Our survival as an individual relies on many qualities and inherent skills that we possess. Perhaps the most important of these is our ability to adapt to new environments, and a particular case of this is our natural ability to compress information. Humans pride ourselves with this miraculous skill, and use it continuously throughout our lives with such fluency that we hardly realise or even think about it. For example, when you’re reading this article, what you will, or at least ought to remember, is not each and every letter or word that is written here. Almost none of us will be able to write it out word-for-word after reading it once, but almost all of us will be able to write something that conveys some information very similar to what this articles does.

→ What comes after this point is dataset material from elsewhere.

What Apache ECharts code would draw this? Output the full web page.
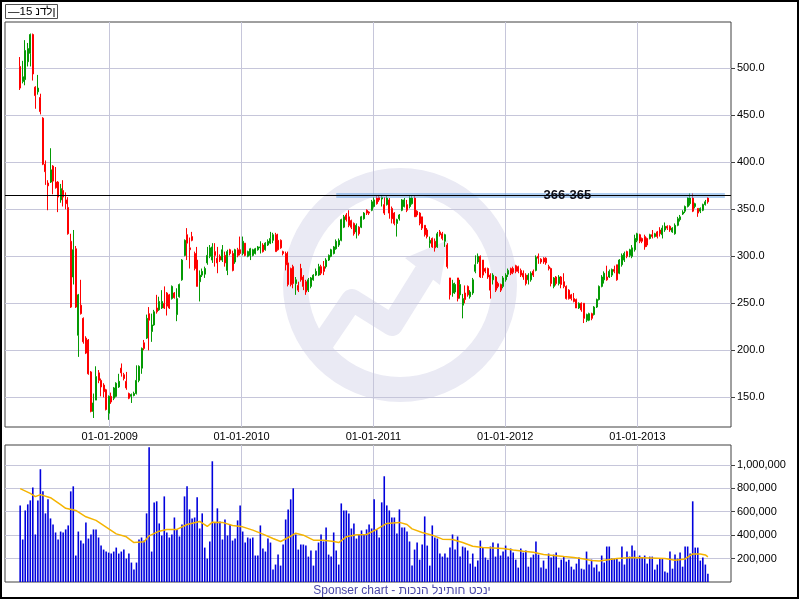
<!DOCTYPE html>
<html><head><meta charset="utf-8">
<script src="https://cdn.jsdelivr.net/npm/echarts@6/dist/echarts.min.js"></script>
<style>html,body{margin:0;padding:0;background:#fff}#c{width:800px;height:600px}</style>
</head><body><div id="c"></div>
<script>
// ---- data (weekly candles) ----
const firstWeek = [2008, 3, 28];          // first candle: 28-04-2008, one candle per week
const opens = [502,486,488,507,516,536,480,475,469,447,398,378,379,396,379,379,360,370,360,352,
316,278,308,216,248,234,213,211,177,135,147,176,168,163,158,133,151,149,151,161,
181,174,167,154,151,152,154,168,181,208,213,239,220,227,245,243,245,250,261,259,
255,261,238,257,275,301,323,309,321,303,296,273,280,281,293,300,296,305,298,300,
296,301,285,307,303,294,307,307,303,314,300,301,301,303,307,309,312,307,312,314,
317,323,317,317,305,303,293,287,289,271,269,287,278,273,264,268,275,280,280,289,
289,289,296,300,303,308,312,317,331,344,342,338,335,326,331,331,340,349,347,349,
353,362,363,361,355,355,360,351,346,335,340,349,353,355,353,356,362,348,346,342,
333,328,314,319,316,310,326,324,316,312,277,261,262,277,259,248,261,268,257,261,
284,294,300,296,287,287,280,275,278,271,270,268,275,281,287,287,290,289,285,282,
280,275,275,284,285,300,297,298,298,289,287,268,278,271,278,273,268,264,259,255,
254,245,250,250,232,232,239,238,246,254,268,275,278,278,280,286,291,282,291,296,
305,301,300,307,317,323,319,321,319,319,323,321,326,328,323,328,332,332,326,324,
333,339,345,348,353,356,362,353,351,348,349,355,362];
const highs = [512,508,530,527,537,537,481,493,473,448,402,381,415,397,395,380,377,381,368,363,
324,328,311,260,275,235,215,212,178,154,183,179,170,165,159,152,155,161,166,175,
186,176,177,155,154,156,184,184,203,211,238,246,239,243,259,257,264,268,262,260,
269,262,266,271,297,318,330,320,326,305,310,285,287,289,310,312,314,314,310,302,
312,305,307,308,306,308,309,321,321,314,306,309,308,309,311,316,314,315,318,326,
325,325,324,318,306,305,305,288,291,278,273,292,280,275,277,278,281,287,292,291,
295,298,302,308,311,318,319,340,344,346,349,339,336,335,332,343,347,350,348,360,
363,364,364,364,363,364,362,353,347,340,345,361,362,360,364,364,364,349,347,342,
333,330,321,320,319,326,328,326,324,314,277,275,272,277,275,260,269,269,264,277,
301,303,301,296,288,288,282,282,279,273,271,279,282,287,288,289,291,290,287,285,
282,282,284,286,301,303,298,299,299,291,288,278,279,280,279,282,269,265,260,261,
255,251,251,250,239,240,240,247,255,269,280,284,290,286,287,290,291,297,303,305,
306,308,312,323,325,324,320,323,320,324,328,325,327,331,333,336,333,333,331,335,
342,344,349,354,363,367,367,357,351,352,356,360,363];
const lows = [477,484,482,502,502,487,457,472,451,397,376,349,378,366,372,347,357,353,350,323,
245,270,245,193,238,207,196,174,134,128,147,165,151,150,136,126,143,147,150,160,
172,168,158,148,144,151,153,166,175,200,212,200,209,226,239,242,244,244,237,244,
254,255,231,256,274,300,296,287,316,285,268,252,278,277,291,298,293,289,282,294,
294,289,280,301,284,292,299,301,301,300,299,296,300,302,306,303,304,306,311,313,
314,305,306,308,301,285,268,268,266,259,262,273,264,259,262,266,274,279,279,280,
280,287,295,299,302,307,310,316,330,337,331,329,322,319,322,330,339,344,344,348,
352,355,358,353,344,354,340,335,333,321,338,348,352,347,351,355,342,342,333,328,
321,319,309,309,305,309,321,317,310,287,254,257,260,252,255,234,250,257,255,259,
282,292,277,277,282,276,255,270,262,266,262,266,273,278,280,281,282,282,278,275,
269,270,273,278,284,292,292,292,291,285,268,266,269,269,266,266,254,254,253,251,
245,244,241,229,230,231,232,237,245,253,267,271,274,277,278,282,274,281,289,294,
298,299,298,305,315,314,314,307,310,318,319,320,319,321,319,326,328,326,325,323,
332,337,344,346,352,354,347,351,342,346,348,354,356];
const closes = [479,491,519,521,536,494,471,479,454,398,390,375,392,380,373,363,372,363,356,324,
246,307,246,259,239,209,197,175,135,144,172,168,161,156,137,151,145,160,165,167,
176,170,160,149,153,154,168,183,202,202,234,232,227,241,241,252,252,245,247,245,
268,256,255,270,296,317,314,307,317,287,268,280,284,287,301,309,310,301,293,296,
307,293,305,303,285,307,301,303,316,301,305,308,307,308,310,310,305,314,316,319,
323,305,307,309,303,291,270,270,271,275,264,275,268,262,275,277,280,284,289,282,
284,296,301,307,310,316,317,339,342,339,333,331,324,333,324,342,346,346,346,358,
360,356,360,363,346,362,346,340,335,339,344,360,360,349,362,362,342,344,335,330,
323,321,317,310,309,324,323,319,323,289,259,271,270,255,270,255,254,259,262,275,
291,300,278,280,284,278,264,280,264,268,264,277,280,285,282,283,284,284,280,278,
271,280,282,280,299,298,294,294,293,287,271,277,271,278,270,268,255,255,255,252,
245,250,243,234,238,239,234,246,254,268,278,282,275,284,286,284,275,296,301,303,
300,307,309,319,324,316,316,310,312,323,321,324,321,324,330,332,330,328,330,333,
340,342,347,353,362,362,348,356,346,351,355,358,358];
// weekly volume, thousands of shares
const volumes = [654,363,611,663,697,808,406,697,963,774,586,706,543,491,423,363,431,423,449,483,
774,817,226,431,354,329,509,371,406,449,449,380,311,277,260,251,243,260,294,243,
260,277,200,243,166,106,166,363,380,354,586,1151,260,680,689,500,397,731,423,380,
406,551,449,389,491,731,817,620,543,551,723,457,
586,294,200,346,1031,509,629,517,363,534,397,491,354,371,526,654,431,337,380,371,
380,226,226,483,286,260,371,337,106,149,234,140,320,534,620,706,800,406,277,320,
320,311,217,269,140,269,337,406,346,466,234,217,423,269,149,671,611,611,586,457,
500,371,406,440,406,449,491,457,706,449,380,680,903,654,611,551,551,414,620,
466,466,431,346,140,277,337,191,320,560,311,140,483,380,371,243,217,243,209,294,
406,277,389,217,303,294,269,157,243,131,183,354,294,209,191,303,337,217,329,226,
260,311,217,286,251,191,123,286,251,269,131,209,234,346,234,123,183,114,243,209,
234,251,123,191,217,174,191,131,106,157,209,114,106,260,149,191,123,149,89,
226,166,303,303,200,200,200,174,303,149,260,217,311,269,200,226,209,226,157,217,
217,106,149,200,200,89,80,260,114,234,200,251,131,303,303,243,689,294,294,183,
209,149,71];
// volume moving average, read at these candle numbers (thousands)
const maWeeks = [0,4,6,8,12,16,18,22,26,30,34,38,42,45,49,51,55,58,62,66,
71,74,76,80,84,88,92,96,100,103,107,109,112,116,120,124,126,129,133,137,
141,145,150,153,155,159,163,167,171,175,179,183,187,191,195,199,203,207,211,215,
219,223,226,229,236,242,249,255,259,263,266,269,271,272];
const maValues = [797,757,729,746,720,660,629,611,557,526,469,411,386,337,343,394,434,449,449,491,
517,474,511,509,483,471,443,409,371,346,391,417,400,357,357,346,337,386,403,406,
449,500,509,491,454,423,400,366,363,337,306,294,291,286,274,263,254,234,226,217,
209,197,183,180,200,209,206,200,186,197,240,240,231,214];
// axes / ticks
const tickYears = [2009,2010,2011,2012,2013];
const priceTicks = [150,200,250,300,350,400,450,500];
const volumeTicks = [200000,400000,600000,800000,1000000];
const resistanceLevel = 364.5;
const resistanceLabel = '366-365';
const legendLatin = '\u201415 ';
const legendHebrew = 'נדלן';
const footerLatin = 'Sponser chart - ';
const footerHebrew = 'תוכנה לניתוח טכני';

// ---- build ----
const dates = opens.map((_, i) => new Date(firstWeek[0], firstWeek[1], firstWeek[2] + 7 * i).getTime());
const candleData = dates.map((d, i) => [d, opens[i], closes[i], lows[i], highs[i]]);
const volData = dates.map((d, i) => [d, volumes[i] * 1000]);
const maData = maWeeks.map((w, k) => [dates[w], maValues[k] * 1000]);
const yearTicks = tickYears.map(y => new Date(y, 0, 1).getTime());
const xMin = new Date(2008, 2, 17).getTime();
const xMax = new Date(2013, 8, 17).getTime();
const bandStart = new Date(2010, 8, 20).getTime();
const bandEnd = new Date(2013, 7, 31).getTime();
const labelDate = new Date(2012, 5, 21).getTime();
// the reference lays its Hebrew out letter by letter, left to right: one rich-text token per letter
const letterTokens = s => Array.from(s).map(c => '{t|' + c + '}').join('');
const legendRich = '{t|' + legendLatin + '}' + letterTokens(legendHebrew);
const footerRich = '{t|' + footerLatin + '}' + letterTokens(footerHebrew);

const gridColor = '#c6c6da';
const font = 'Liberation Sans, Arial, sans-serif';
const axisFont = { color: '#000', fontSize: 11, fontFamily: font };

const chart = echarts.init(document.getElementById('c'), null, { renderer: 'canvas' });
chart.setOption({
  animation: false,
  backgroundColor: '#fff',
  grid: [
    { left: 5, top: 22, width: 726, height: 405, show: true, borderColor: '#404040', borderWidth: 1, backgroundColor: 'transparent' },
    { left: 5, top: 445, width: 726, height: 137, show: true, borderColor: '#404040', borderWidth: 1, backgroundColor: 'transparent' }
  ],
  xAxis: [
    { type: 'value', gridIndex: 0, min: xMin, max: xMax, scale: true,
      axisLine: { show: false }, axisTick: { show: false, customValues: yearTicks },
      axisLabel: Object.assign({ customValues: yearTicks, margin: 4, hideOverlap: false,
        formatter: v => '01-01-' + new Date(v).getFullYear() }, axisFont),
      splitLine: { show: true, lineStyle: { color: gridColor, width: 1 } } },
    { type: 'value', gridIndex: 1, min: xMin, max: xMax, scale: true,
      axisLine: { show: false }, axisTick: { show: false, customValues: yearTicks },
      axisLabel: { show: false, customValues: yearTicks },
      splitLine: { show: true, lineStyle: { color: gridColor, width: 1 } } }
  ],
  yAxis: [
    { type: 'value', gridIndex: 0, position: 'right', min: 118.4, max: 549.3, splitNumber: 8,
      axisLine: { show: false },
      axisTick: { show: true, length: 4, customValues: priceTicks, lineStyle: { color: '#404040' } },
      axisLabel: Object.assign({ customValues: priceTicks, margin: 6,
        formatter: v => (Math.abs(v % 50) < 1e-6 ? v.toFixed(1) : '') }, axisFont),
      splitLine: { show: true, lineStyle: { color: gridColor, width: 1 } } },
    { type: 'value', gridIndex: 1, position: 'right', min: 0, max: 1170000, splitNumber: 5,
      axisLine: { show: false },
      axisTick: { show: true, length: 4, customValues: volumeTicks, lineStyle: { color: '#404040' } },
      axisLabel: Object.assign({ customValues: volumeTicks, margin: 6,
        formatter: v => (v > 0 && v % 200000 === 0 ? v.toLocaleString('en-US') : '') }, axisFont),
      splitLine: { show: true, lineStyle: { color: gridColor, width: 1 } } }
  ],
  graphic: { elements: [
    { type: 'ring', z: -10, silent: true, shape: { cx: 400, cy: 285, r: 117, r0: 92 }, style: { fill: '#eaeaf4' } },
    { type: 'polyline', z: -10, silent: true, shape: { points: [[318, 350], [352, 300], [392, 325], [425, 272]] },
      style: { stroke: '#eaeaf4', lineWidth: 22, fill: null, lineJoin: 'round' } },
    { type: 'polygon', z: -10, silent: true, shape: { points: [[405, 258], [448, 240], [440, 285]] }, style: { fill: '#eaeaf4' } },
    { type: 'rect', z: 100, silent: true, shape: { x: 1, y: 1, width: 797, height: 597 }, style: { fill: null, stroke: '#000', lineWidth: 2 } },
    { type: 'rect', z: 100, silent: true, shape: { x: 5.5, y: 4.5, width: 52, height: 14 }, style: { fill: '#fff', stroke: '#505050', lineWidth: 1 } },
    { type: 'text', z: 101, silent: true, style: { text: legendRich, x: 8, y: 12, verticalAlign: 'middle',
        rich: { t: { fontSize: 11.5, fontFamily: font, fill: '#000' } } } },
    { type: 'text', z: 101, silent: true, style: { text: footerRich, x: 402, y: 591, align: 'center', verticalAlign: 'middle',
        rich: { t: { fontSize: 12, fontFamily: font, fill: '#4a48a8' } } } }
  ] },
  series: [
    { type: 'candlestick', xAxisIndex: 0, yAxisIndex: 0, data: candleData, encode: { x: 0, y: [1, 2, 3, 4] },
      barWidth: 1.5, clip: true,
      itemStyle: { color: '#049a04', color0: '#ff0000', borderColor: '#049a04', borderColor0: '#ff0000', borderWidth: 1 },
      markLine: { symbol: 'none', silent: true, animation: false, label: { show: false },
        data: [
          [{ coord: [bandStart, resistanceLevel], lineStyle: { color: 'rgba(110,165,230,0.55)', width: 5, type: 'solid' } },
           { coord: [bandEnd, resistanceLevel] }],
          { yAxis: resistanceLevel, lineStyle: { color: '#000', width: 1, type: 'solid' } }
        ] },
      markPoint: { symbol: 'circle', symbolSize: 0, silent: true, animation: false,
        label: { show: true, position: 'inside', formatter: resistanceLabel, color: '#101018',
          fontSize: 13, fontWeight: 'bold', fontFamily: font },
        data: [{ coord: [labelDate, resistanceLevel], value: 0 }] } },
    { type: 'bar', xAxisIndex: 1, yAxisIndex: 1, data: volData, barWidth: 1.6,
      itemStyle: { color: '#0000dd' } },
    { type: 'line', xAxisIndex: 1, yAxisIndex: 1, data: maData, showSymbol: false, z: 3,
      lineStyle: { color: '#f5b400', width: 1.5 } }
  ]
});
</script></body></html>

This is a childishly simple fact, however it does bring me to my original point. We are in constant danger of forgetting to compress information in this manner, especially when we are doing something we are afraid of, e.g. degree level mathematics. Those of us who remember doing A-level or high school equivalent mathematics will recall that there were a great many sine and cosine formulae to memorise for exams. Of course they could all be derived very quickly from the fact that the square of a sine plus the square of the cosine is equal to 1, and maybe a couple of properties of trigonometry that we ought to already know by that stage. This is much less information to memorise than to learn all the trigonometric formulae, but some of us still choose to learn and memorise all of those formulae. Situations like this will occur relentlessly through university mathematics, and what’s worse, when too many of these occur in a short period of time, we panic and our brains lose the ability to keep track of the important things to remember, i.e. the fundamental definitions and theorems that will derive the rest “less” important stuff. Instead, the brain will choose almost arbitrarily the information it wants to remember, and thus cause more panic as time goes by and workload increases, creating a vicious cycle. In these circumstances, while retaining our inquisitive nature, it is important to sit back and take some time to think about what needs to be left out of our memory for now. The important things worth memorising are definitions, maybe some important theorems, and most importantly the method of doing things.
Mathematics is one of the hardest, most challenging subjects at university, and yet it is among the subjects which require the least pieces of information to be learnt. As mathematicians, the very challenge for us is the development of our ability to compress information. Not just mathematical information – any information. This ability is our talent, and our inquisitive nature is its seed.